A Review of Landings, Poems from Iceland, in The Ormsby Review

Today brings Luanne Armstrong’s review of my new book Landings. Thank you, Luanne!

It’s fascinating to see my book make her way out into the world like this! And Luanne picks up on a theme that slid right past my attention, the close relationship to this book and my CBC Prize-winning poem “Saying the Names Shanty.” You can read it here on the long-list for the prize: https://www.cbc.ca/books/literaryprizes/saying-the-names-shanty-by-harold-rhenisch-1.4371756.You can read the story of the poem in the post I made when it was short-listed: https://haroldrhenisch.com/2017/11/08/saying-the-name-shanty-nominated-for-2007-cbc-poetry-prize/ And now Al’s great poem is alive again in Iceland! That’s not bad for a bunch of Canadian poets! Thanks, Al.

The Poet Al Purdy Getting into the Groove

You can buy the book here, or order it from Audrey’s Books or SaskBooks. See? You are just a click away from the eagle troll guarding Arnarstapi (Eagle Sea Stack) Harbour.

And since we’re talking names here, one lovely thing about Icelandic is it’s English with an old twist (or English is really bad Icelandic.) It goes like this:

Arnarstapi:

Arn = Ern, the old word for eagle (eagle and eyrie both come from ern)
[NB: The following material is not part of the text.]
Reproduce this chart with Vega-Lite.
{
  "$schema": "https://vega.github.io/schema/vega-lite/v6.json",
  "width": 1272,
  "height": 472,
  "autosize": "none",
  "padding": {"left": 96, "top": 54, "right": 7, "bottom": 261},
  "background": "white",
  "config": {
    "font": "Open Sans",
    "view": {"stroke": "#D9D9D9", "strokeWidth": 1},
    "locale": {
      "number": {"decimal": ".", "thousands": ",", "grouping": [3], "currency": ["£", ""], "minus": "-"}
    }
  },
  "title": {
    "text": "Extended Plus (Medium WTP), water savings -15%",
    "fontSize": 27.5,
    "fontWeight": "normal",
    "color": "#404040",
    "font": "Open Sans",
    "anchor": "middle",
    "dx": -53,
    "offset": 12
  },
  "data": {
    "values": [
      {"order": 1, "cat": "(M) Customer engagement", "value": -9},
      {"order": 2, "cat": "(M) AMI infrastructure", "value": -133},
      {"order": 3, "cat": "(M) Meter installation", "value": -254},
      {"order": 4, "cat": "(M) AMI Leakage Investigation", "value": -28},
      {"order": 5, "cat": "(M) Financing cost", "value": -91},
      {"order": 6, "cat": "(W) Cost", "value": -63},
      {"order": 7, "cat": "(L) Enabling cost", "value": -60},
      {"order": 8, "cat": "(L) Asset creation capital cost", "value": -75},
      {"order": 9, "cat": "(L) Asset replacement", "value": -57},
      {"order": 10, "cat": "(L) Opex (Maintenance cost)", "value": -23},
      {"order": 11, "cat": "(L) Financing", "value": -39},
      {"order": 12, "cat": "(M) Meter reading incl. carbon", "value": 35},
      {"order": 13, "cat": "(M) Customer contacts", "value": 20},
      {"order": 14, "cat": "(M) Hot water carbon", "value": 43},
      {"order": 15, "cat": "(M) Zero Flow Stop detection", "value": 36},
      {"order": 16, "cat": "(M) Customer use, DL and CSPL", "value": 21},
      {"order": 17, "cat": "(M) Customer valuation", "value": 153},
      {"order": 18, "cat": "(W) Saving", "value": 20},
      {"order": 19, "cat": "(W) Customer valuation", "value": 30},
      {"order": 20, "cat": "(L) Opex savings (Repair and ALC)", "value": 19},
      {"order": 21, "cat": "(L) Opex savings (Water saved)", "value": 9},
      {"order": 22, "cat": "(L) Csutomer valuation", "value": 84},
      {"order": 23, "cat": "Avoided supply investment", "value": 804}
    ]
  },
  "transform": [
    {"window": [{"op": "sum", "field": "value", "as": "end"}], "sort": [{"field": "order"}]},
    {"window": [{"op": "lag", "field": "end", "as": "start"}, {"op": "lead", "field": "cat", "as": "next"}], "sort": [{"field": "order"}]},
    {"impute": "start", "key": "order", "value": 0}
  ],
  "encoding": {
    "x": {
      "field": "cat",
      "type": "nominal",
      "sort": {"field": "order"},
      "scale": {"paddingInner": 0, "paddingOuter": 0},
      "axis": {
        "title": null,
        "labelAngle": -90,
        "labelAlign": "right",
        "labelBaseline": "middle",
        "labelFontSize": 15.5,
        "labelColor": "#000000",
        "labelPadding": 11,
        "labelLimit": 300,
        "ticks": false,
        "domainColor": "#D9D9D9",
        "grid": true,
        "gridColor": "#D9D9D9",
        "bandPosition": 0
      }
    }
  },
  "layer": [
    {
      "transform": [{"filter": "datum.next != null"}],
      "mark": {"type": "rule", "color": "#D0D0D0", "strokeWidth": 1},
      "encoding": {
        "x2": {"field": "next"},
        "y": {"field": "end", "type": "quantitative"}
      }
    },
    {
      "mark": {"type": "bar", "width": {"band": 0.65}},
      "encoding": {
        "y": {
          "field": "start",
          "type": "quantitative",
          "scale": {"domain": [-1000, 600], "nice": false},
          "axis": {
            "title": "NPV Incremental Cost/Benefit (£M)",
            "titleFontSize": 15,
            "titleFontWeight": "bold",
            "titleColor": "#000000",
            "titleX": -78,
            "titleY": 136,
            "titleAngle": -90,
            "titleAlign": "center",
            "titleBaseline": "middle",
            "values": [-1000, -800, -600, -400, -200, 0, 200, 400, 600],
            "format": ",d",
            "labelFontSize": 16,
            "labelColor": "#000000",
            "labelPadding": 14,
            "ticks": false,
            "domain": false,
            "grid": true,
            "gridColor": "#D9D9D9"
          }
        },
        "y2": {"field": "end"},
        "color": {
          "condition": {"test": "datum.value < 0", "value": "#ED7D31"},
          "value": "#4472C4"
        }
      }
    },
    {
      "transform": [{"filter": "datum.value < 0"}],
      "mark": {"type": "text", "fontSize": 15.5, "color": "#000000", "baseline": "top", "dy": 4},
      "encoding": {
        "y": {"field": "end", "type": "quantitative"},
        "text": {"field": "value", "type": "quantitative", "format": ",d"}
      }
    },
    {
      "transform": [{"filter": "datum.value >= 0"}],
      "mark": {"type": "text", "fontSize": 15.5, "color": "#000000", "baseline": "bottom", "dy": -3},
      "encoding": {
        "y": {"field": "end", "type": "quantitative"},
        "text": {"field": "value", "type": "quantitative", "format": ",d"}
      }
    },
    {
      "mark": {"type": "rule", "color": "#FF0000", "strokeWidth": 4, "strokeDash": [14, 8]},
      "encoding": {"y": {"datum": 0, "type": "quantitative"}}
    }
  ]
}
-ar is a grammatical connector, much like the ‘s in “eagle’s.” (But not quite.)

Stapi = Staple, in the sense of the little bent piece of metal that holds paper together. It seems odd, but the dear little thing is really named after the pile it holds, which is a stack. (In German, it’s simple. A stack is just a staple, and that’s that.) So, it’s a stack, a geological term for a stranded piece of a sea cliff, eroded away from behind.

So, yeah, Eagle Sea Stack, or Arnarstapi.